[SHORT PROBLEM]: Take the lines of the data below from the very first through the line containing "import plotly.graph_objects as go" and output them exactly, pictures excluded.

[DATA LINES]:
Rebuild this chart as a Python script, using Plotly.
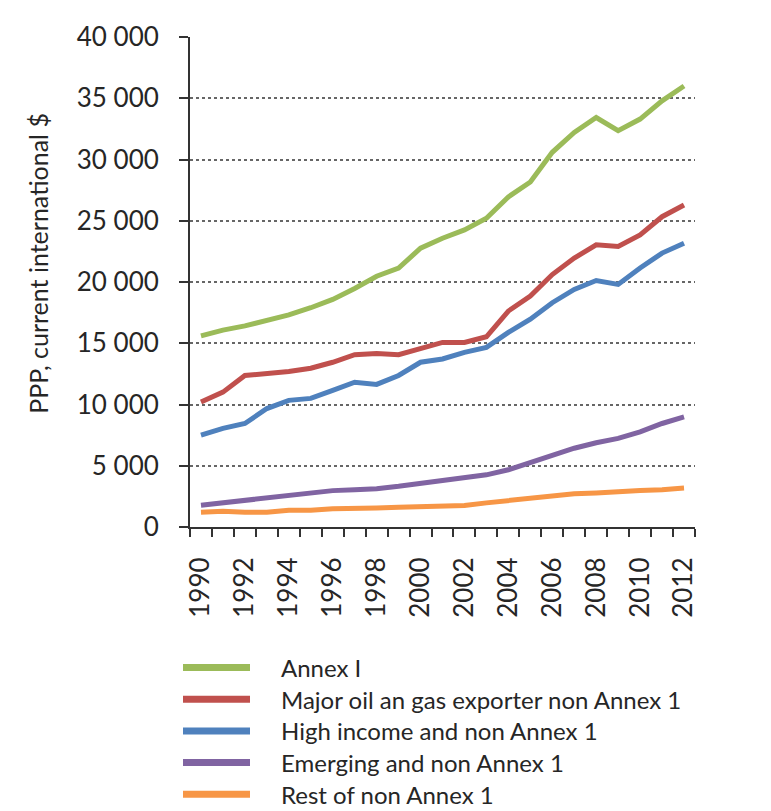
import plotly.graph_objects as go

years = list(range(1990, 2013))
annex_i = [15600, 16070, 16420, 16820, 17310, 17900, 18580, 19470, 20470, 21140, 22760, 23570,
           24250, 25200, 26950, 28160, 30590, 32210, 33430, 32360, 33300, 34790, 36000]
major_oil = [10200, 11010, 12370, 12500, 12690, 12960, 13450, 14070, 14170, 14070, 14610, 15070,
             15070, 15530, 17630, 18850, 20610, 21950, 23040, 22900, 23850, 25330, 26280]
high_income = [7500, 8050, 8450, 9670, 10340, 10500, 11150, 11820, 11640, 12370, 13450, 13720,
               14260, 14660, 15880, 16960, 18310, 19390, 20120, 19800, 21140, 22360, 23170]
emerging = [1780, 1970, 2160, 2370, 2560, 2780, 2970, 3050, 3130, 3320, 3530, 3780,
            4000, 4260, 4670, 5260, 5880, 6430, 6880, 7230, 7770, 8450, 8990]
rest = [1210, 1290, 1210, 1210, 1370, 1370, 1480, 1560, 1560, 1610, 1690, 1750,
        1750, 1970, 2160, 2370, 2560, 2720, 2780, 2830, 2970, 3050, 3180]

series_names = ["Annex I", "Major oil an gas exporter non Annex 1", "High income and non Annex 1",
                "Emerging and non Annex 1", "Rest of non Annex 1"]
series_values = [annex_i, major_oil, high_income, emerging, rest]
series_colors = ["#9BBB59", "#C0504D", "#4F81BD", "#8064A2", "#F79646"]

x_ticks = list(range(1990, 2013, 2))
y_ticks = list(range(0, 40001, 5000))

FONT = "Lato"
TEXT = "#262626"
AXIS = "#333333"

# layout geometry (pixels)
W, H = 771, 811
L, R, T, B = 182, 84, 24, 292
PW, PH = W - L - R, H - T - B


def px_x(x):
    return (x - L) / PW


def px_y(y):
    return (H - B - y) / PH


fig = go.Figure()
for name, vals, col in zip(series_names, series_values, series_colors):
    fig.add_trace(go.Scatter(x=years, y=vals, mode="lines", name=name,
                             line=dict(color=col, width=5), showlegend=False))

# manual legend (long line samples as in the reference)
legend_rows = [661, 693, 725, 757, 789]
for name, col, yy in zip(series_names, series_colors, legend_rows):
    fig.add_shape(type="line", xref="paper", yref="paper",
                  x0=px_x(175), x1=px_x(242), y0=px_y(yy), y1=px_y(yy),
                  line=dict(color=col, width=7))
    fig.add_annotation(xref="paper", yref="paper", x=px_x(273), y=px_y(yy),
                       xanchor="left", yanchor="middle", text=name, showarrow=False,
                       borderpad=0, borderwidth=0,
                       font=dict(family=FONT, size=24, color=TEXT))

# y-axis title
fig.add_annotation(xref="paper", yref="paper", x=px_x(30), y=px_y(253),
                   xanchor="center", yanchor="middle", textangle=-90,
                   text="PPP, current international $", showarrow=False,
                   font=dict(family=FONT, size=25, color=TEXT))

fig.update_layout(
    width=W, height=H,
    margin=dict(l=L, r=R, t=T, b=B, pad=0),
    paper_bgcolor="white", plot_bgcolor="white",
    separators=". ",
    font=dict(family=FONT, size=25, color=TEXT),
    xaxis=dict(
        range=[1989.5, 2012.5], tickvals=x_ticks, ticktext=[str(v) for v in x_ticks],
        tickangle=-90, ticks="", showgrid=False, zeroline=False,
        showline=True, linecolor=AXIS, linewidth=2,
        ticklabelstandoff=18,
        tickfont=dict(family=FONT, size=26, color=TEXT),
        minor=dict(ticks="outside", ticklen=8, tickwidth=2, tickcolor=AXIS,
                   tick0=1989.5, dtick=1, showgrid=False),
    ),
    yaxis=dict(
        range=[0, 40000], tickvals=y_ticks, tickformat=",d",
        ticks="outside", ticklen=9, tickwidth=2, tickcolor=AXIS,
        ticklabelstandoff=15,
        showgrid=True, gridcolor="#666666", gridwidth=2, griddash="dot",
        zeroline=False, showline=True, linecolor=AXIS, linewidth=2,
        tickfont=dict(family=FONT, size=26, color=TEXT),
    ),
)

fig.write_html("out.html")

[RESULT OF THIS TASK]:
Rebuild this chart as a Python script, using Plotly.
import plotly.graph_objects as go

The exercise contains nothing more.